* COLLECTED MATERIAL:
======
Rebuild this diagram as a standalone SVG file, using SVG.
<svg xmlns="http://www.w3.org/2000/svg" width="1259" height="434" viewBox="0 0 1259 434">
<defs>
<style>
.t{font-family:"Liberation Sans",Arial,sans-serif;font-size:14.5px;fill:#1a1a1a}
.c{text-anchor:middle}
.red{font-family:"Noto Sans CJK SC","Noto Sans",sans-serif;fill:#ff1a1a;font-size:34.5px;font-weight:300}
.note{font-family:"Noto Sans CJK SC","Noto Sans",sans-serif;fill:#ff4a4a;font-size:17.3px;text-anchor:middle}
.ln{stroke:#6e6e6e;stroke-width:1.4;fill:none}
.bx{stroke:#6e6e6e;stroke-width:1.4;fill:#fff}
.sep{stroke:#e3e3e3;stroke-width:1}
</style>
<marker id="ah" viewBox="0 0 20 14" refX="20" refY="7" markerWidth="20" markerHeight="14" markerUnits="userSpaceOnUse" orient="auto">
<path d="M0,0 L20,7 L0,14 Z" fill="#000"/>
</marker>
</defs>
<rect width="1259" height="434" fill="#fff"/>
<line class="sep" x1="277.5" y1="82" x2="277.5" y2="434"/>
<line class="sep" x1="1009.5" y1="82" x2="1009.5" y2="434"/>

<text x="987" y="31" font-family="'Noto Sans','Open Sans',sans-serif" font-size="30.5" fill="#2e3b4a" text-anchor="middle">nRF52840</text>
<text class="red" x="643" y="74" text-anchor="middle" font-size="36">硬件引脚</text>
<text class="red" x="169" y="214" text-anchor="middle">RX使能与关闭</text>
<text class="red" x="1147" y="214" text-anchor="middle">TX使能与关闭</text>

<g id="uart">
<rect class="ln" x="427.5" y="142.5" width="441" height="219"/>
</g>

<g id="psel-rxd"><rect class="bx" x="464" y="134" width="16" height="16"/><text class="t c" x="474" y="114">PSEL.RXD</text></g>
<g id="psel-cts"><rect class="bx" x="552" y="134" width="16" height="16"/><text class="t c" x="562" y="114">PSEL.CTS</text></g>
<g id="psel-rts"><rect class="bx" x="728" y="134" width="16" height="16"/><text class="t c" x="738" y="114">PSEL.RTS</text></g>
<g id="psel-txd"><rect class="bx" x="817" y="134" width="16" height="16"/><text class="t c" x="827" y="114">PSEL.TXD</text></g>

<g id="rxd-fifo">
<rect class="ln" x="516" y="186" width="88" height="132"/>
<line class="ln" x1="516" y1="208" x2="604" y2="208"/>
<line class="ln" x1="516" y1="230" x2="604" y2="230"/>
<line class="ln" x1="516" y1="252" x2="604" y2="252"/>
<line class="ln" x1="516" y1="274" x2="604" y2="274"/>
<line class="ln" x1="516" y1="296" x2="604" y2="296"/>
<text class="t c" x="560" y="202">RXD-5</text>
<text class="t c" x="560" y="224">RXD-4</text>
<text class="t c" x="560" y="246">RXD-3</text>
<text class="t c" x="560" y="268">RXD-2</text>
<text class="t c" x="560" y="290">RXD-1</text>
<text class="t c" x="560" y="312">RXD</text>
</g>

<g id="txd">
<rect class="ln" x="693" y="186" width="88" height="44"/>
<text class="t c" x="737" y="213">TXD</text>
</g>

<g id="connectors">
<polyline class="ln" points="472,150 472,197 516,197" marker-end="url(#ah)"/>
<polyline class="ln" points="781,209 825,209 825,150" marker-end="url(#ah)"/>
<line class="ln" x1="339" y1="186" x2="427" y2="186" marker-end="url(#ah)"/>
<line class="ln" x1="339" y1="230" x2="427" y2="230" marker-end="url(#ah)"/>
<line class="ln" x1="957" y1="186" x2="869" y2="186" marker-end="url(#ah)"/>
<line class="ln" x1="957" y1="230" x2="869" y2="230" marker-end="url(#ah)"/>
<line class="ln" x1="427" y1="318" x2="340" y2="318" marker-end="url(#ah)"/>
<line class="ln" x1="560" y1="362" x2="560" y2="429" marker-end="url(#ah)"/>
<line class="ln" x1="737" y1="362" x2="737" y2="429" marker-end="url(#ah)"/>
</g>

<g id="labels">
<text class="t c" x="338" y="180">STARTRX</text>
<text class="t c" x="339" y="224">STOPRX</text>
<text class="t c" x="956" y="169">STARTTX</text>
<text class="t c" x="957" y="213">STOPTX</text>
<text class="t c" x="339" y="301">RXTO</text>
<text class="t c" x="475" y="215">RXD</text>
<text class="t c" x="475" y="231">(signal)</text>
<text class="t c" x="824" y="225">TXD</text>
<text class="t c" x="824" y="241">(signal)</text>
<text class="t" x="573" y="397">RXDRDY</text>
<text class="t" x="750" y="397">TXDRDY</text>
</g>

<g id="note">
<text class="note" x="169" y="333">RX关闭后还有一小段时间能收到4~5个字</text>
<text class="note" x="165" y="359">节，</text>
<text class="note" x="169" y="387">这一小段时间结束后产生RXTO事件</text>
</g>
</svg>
======
* EXERCISE REQUIREMENTS:
Write out the material from the first line to the last, exactly.

* SOLUTION TO THE EXERCISE:
Rebuild this diagram as a standalone SVG file, using SVG.
<svg xmlns="http://www.w3.org/2000/svg" width="1259" height="434" viewBox="0 0 1259 434">
<defs>
<style>
.t{font-family:"Liberation Sans",Arial,sans-serif;font-size:14.5px;fill:#1a1a1a}
.c{text-anchor:middle}
.red{font-family:"Noto Sans CJK SC","Noto Sans",sans-serif;fill:#ff1a1a;font-size:34.5px;font-weight:300}
.note{font-family:"Noto Sans CJK SC","Noto Sans",sans-serif;fill:#ff4a4a;font-size:17.3px;text-anchor:middle}
.ln{stroke:#6e6e6e;stroke-width:1.4;fill:none}
.bx{stroke:#6e6e6e;stroke-width:1.4;fill:#fff}
.sep{stroke:#e3e3e3;stroke-width:1}
</style>
<marker id="ah" viewBox="0 0 20 14" refX="20" refY="7" markerWidth="20" markerHeight="14" markerUnits="userSpaceOnUse" orient="auto">
<path d="M0,0 L20,7 L0,14 Z" fill="#000"/>
</marker>
</defs>
<rect width="1259" height="434" fill="#fff"/>
<line class="sep" x1="277.5" y1="82" x2="277.5" y2="434"/>
<line class="sep" x1="1009.5" y1="82" x2="1009.5" y2="434"/>

<text x="987" y="31" font-family="'Noto Sans','Open Sans',sans-serif" font-size="30.5" fill="#2e3b4a" text-anchor="middle">nRF52840</text>
<text class="red" x="643" y="74" text-anchor="middle" font-size="36">硬件引脚</text>
<text class="red" x="169" y="214" text-anchor="middle">RX使能与关闭</text>
<text class="red" x="1147" y="214" text-anchor="middle">TX使能与关闭</text>

<g id="uart">
<rect class="ln" x="427.5" y="142.5" width="441" height="219"/>
</g>

<g id="psel-rxd"><rect class="bx" x="464" y="134" width="16" height="16"/><text class="t c" x="474" y="114">PSEL.RXD</text></g>
<g id="psel-cts"><rect class="bx" x="552" y="134" width="16" height="16"/><text class="t c" x="562" y="114">PSEL.CTS</text></g>
<g id="psel-rts"><rect class="bx" x="728" y="134" width="16" height="16"/><text class="t c" x="738" y="114">PSEL.RTS</text></g>
<g id="psel-txd"><rect class="bx" x="817" y="134" width="16" height="16"/><text class="t c" x="827" y="114">PSEL.TXD</text></g>

<g id="rxd-fifo">
<rect class="ln" x="516" y="186" width="88" height="132"/>
<line class="ln" x1="516" y1="208" x2="604" y2="208"/>
<line class="ln" x1="516" y1="230" x2="604" y2="230"/>
<line class="ln" x1="516" y1="252" x2="604" y2="252"/>
<line class="ln" x1="516" y1="274" x2="604" y2="274"/>
<line class="ln" x1="516" y1="296" x2="604" y2="296"/>
<text class="t c" x="560" y="202">RXD-5</text>
<text class="t c" x="560" y="224">RXD-4</text>
<text class="t c" x="560" y="246">RXD-3</text>
<text class="t c" x="560" y="268">RXD-2</text>
<text class="t c" x="560" y="290">RXD-1</text>
<text class="t c" x="560" y="312">RXD</text>
</g>

<g id="txd">
<rect class="ln" x="693" y="186" width="88" height="44"/>
<text class="t c" x="737" y="213">TXD</text>
</g>

<g id="connectors">
<polyline class="ln" points="472,150 472,197 516,197" marker-end="url(#ah)"/>
<polyline class="ln" points="781,209 825,209 825,150" marker-end="url(#ah)"/>
<line class="ln" x1="339" y1="186" x2="427" y2="186" marker-end="url(#ah)"/>
<line class="ln" x1="339" y1="230" x2="427" y2="230" marker-end="url(#ah)"/>
<line class="ln" x1="957" y1="186" x2="869" y2="186" marker-end="url(#ah)"/>
<line class="ln" x1="957" y1="230" x2="869" y2="230" marker-end="url(#ah)"/>
<line class="ln" x1="427" y1="318" x2="340" y2="318" marker-end="url(#ah)"/>
<line class="ln" x1="560" y1="362" x2="560" y2="429" marker-end="url(#ah)"/>
<line class="ln" x1="737" y1="362" x2="737" y2="429" marker-end="url(#ah)"/>
</g>

<g id="labels">
<text class="t c" x="338" y="180">STARTRX</text>
<text class="t c" x="339" y="224">STOPRX</text>
<text class="t c" x="956" y="169">STARTTX</text>
<text class="t c" x="957" y="213">STOPTX</text>
<text class="t c" x="339" y="301">RXTO</text>
<text class="t c" x="475" y="215">RXD</text>
<text class="t c" x="475" y="231">(signal)</text>
<text class="t c" x="824" y="225">TXD</text>
<text class="t c" x="824" y="241">(signal)</text>
<text class="t" x="573" y="397">RXDRDY</text>
<text class="t" x="750" y="397">TXDRDY</text>
</g>

<g id="note">
<text class="note" x="169" y="333">RX关闭后还有一小段时间能收到4~5个字</text>
<text class="note" x="165" y="359">节，</text>
<text class="note" x="169" y="387">这一小段时间结束后产生RXTO事件</text>
</g>
</svg>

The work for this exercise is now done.